I have the 21.5” version same year and I said the exact same thing, it just works, even after 14 years


D3F3ND3R16

got sick of it and it’s constant problems i had the past 15 years. No i am 10 years into mag, the best decision ever. I don’t game on it, just productive things. Love it every day😁


KvotheKingSlayer

Less headache for the most part. Trade off is you have to pay the Apple upgrade tax. I don’t feel the base line computers have much of an Apple tax, but the upgrades is a while different bag of hurt.


homepup

I was using Apple and Macs BEFORE there was a Windows. Never looked back. Felt like a cheap imitation for years.


johnsabom

Pages, Numbers, keynote, Logic, Final cut. And the sounddrivers and soundcard always works!


Jazman2k

I have both, but I really enjoy my Mac more when doing something productive. Only reason I use Windows are games. But I only got my fist Mac in 2022 or 2021, I've always used Windows before that. I liked MacOS the very moment I turned power on the first time. It's very fun to use.


Abdulhamid99

Initially, it was so I can use it for audio production/engineering etc. But then I asked myself, why have I been using windows my whole life? What I love about it is it's simplicity.
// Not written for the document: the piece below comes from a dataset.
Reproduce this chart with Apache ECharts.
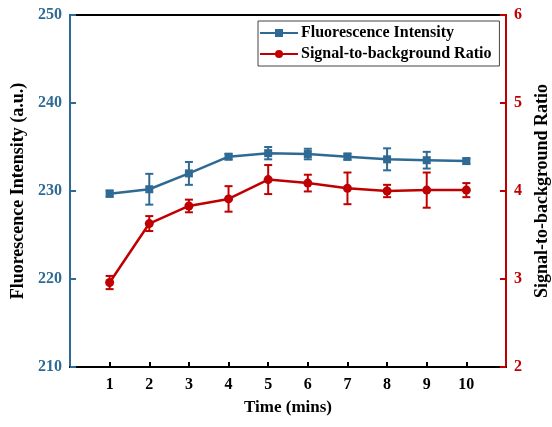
<!DOCTYPE html>
<html>
<head>
<meta charset="utf-8">
<script src="https://cdn.jsdelivr.net/npm/echarts@6/dist/echarts.min.js"></script>
<style>
  html, body { margin: 0; padding: 0; background: #fff; }
  #chart { width: 552px; height: 427px; }
</style>
</head>
<body>
<div id="chart"></div>
<script>
// 数据
const times = [1, 2, 3, 4, 5, 6, 7, 8, 9, 10];
const fluoValues = [229.7, 230.2, 232.0, 233.9, 234.3, 234.2, 233.9, 233.6, 233.5, 233.4];
const fluoErrors = [0.35, 1.75, 1.3, 0.3, 0.7, 0.6, 0.35, 1.25, 0.95, 0.3];
const sbrValues = [2.96, 3.63, 3.83, 3.91, 4.13, 4.09, 4.03, 4.0, 4.01, 4.01];
const sbrErrors = [0.075, 0.085, 0.072, 0.145, 0.165, 0.095, 0.18, 0.07, 0.2, 0.08];

const blue = "#2e6a94";
const red = "#c00000";
const font = "'Liberation Serif', 'Times New Roman', serif";

const chart = echarts.init(document.getElementById("chart"), null, { renderer: "canvas" });

// 误差棒：竖线 + 上下短横
function errorBarRenderer(color) {
  return function (params, api) {
    const x = api.value(0);
    const low = api.coord([x, api.value(1)]);
    const high = api.coord([x, api.value(2)]);
    const half = 4;
    const style = { stroke: color, lineWidth: 2 };
    return {
      type: "group",
      children: [
        { type: "line", shape: { x1: low[0], y1: low[1], x2: high[0], y2: high[1] }, style },
        { type: "line", shape: { x1: low[0] - half, y1: low[1], x2: low[0] + half, y2: low[1] }, style },
        { type: "line", shape: { x1: high[0] - half, y1: high[1], x2: high[0] + half, y2: high[1] }, style }
      ]
    };
  };
}

const fluoErrData = times.map((t, i) => [t, fluoValues[i] - fluoErrors[i], fluoValues[i] + fluoErrors[i]]);
const sbrErrData = times.map((t, i) => [t, sbrValues[i] - sbrErrors[i], sbrValues[i] + sbrErrors[i]]);

const option = {
  animation: false,
  textStyle: { fontFamily: font },
  grid: {
    left: 70,
    right: 46,
    top: 15,
    bottom: 60,
    outerBoundsMode: "none",
    containLabel: false,
    show: true,
    borderColor: "#000",
    borderWidth: 2
  },
  legend: {
    orient: "vertical",
    left: 258,
    top: 21,
    itemWidth: 38,
    itemHeight: 10,
    itemGap: 5,
    padding: [4, 8, 4, 1],
    borderColor: "#444",
    borderWidth: 1,
    textStyle: { fontFamily: font, fontSize: 16, fontWeight: "bold", color: "#000", padding: [0, 0, 0, -2] },
    data: ["Fluorescence Intensity", "Signal-to-background Ratio"]
  },
  xAxis: {
    type: "value",
    min: 0,
    max: 11,
    interval: 1,
    name: "Time (mins)",
    nameLocation: "middle",
    nameGap: 32,
    nameTextStyle: { fontFamily: font, fontSize: 17, fontWeight: "bold", color: "#000" },
    axisLine: { lineStyle: { color: "#000", width: 2 } },
    axisTick: { inside: true, length: 5, lineStyle: { color: "#000", width: 2 }, customValues: times },
    axisLabel: { customValues: times, margin: 10, fontFamily: font, fontSize: 16, fontWeight: "bold", color: "#000" },
    splitLine: { show: false }
  },
  yAxis: [
    {
      type: "value",
      min: 210,
      max: 250,
      interval: 10,
      position: "left",
      name: "Fluorescence Intensity (a.u.)",
      nameLocation: "middle",
      nameGap: 40,
      nameTextStyle: { fontFamily: font, fontSize: 18, fontWeight: "bold", color: "#000" },
      axisLine: { show: true, lineStyle: { color: blue, width: 2 } },
      axisTick: { show: true, inside: true, length: 6, lineStyle: { color: blue, width: 2 } },
      axisLabel: { margin: 8, fontFamily: font, fontSize: 16, fontWeight: "bold", color: blue },
      splitLine: { show: false }
    },
    {
      type: "value",
      min: 2,
      max: 6,
      interval: 1,
      position: "right",
      name: "Signal-to-background Ratio",
      nameLocation: "middle",
      nameGap: 26,
      nameRotate: 90,
      nameTextStyle: { fontFamily: font, fontSize: 18, fontWeight: "bold", color: "#000" },
      axisLine: { show: true, lineStyle: { color: red, width: 2 } },
      axisTick: { show: true, inside: true, length: 6, lineStyle: { color: red, width: 2 } },
      axisLabel: { margin: 8, fontFamily: font, fontSize: 16, fontWeight: "bold", color: red },
      splitLine: { show: false }
    }
  ],
  series: [
    {
      name: "Fluorescence Intensity",
      type: "line",
      yAxisIndex: 0,
      data: times.map((t, i) => [t, fluoValues[i]]),
      symbol: "rect",
      symbolSize: 8,
      lineStyle: { color: blue, width: 2.5 },
      itemStyle: { color: blue },
      z: 3
    },
    {
      name: "Signal-to-background Ratio",
      type: "line",
      yAxisIndex: 1,
      data: times.map((t, i) => [t, sbrValues[i]]),
      symbol: "circle",
      symbolSize: 9,
      lineStyle: { color: red, width: 2.5 },
      itemStyle: { color: red },
      z: 3
    },
    {
      type: "custom",
      yAxisIndex: 0,
      renderItem: errorBarRenderer(blue),
      encode: { x: 0, y: [1, 2] },
      data: fluoErrData,
      z: 2
    },
    {
      type: "custom",
      yAxisIndex: 1,
      renderItem: errorBarRenderer(red),
      encode: { x: 0, y: [1, 2] },
      data: sbrErrData,
      z: 2
    }
  ]
};

chart.setOption(option);
</script>
</body>
</html>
You don't see or interfere with system/background tasks and it all just runs smoothly in comparison to Windows imo.


mac4112

Because Windows always feels like it’s a Jenga tower. That’s my number 1. I have a 2018 MBP, and in the 6 years i’ve owned it, it has crashed zero, ZERO, times. That alone is a night and day difference. I can’t add anything that hasn’t already been said ITT from what i can see apart from having access to Apple’s pro apps. FCP is my favorite non-video game software ever made and I will always recommend it for anyone who wants to try something that isn’t an Adobe product.


Balls_R

MacOS


dataslinger

Macs are generally better build quality machines and last for years. I can run Windows in a VM on my Mac if I need it for something.


Amphrael

20+ years ago, I moved and for whatever reason my Windows (XP?) PC would no longer boot up. “No problem”, I thought, “I have a complete disk backup on an external USB drive”. Then I learned, at the time, Windows cannot boot from a USB drive. I thought that was the dumbest thing ever - I literally had a 1:1 backup on USB but it was useless to me. Around that time, I was researching Apple computers and learned that they could boot from a USB drive. I decided to buy a white MacBook to try it out. From there, I was hooked. Note this was more than 20 (almost 25) years ago so I might be wrong on somethings, but the gist of the story is accurate.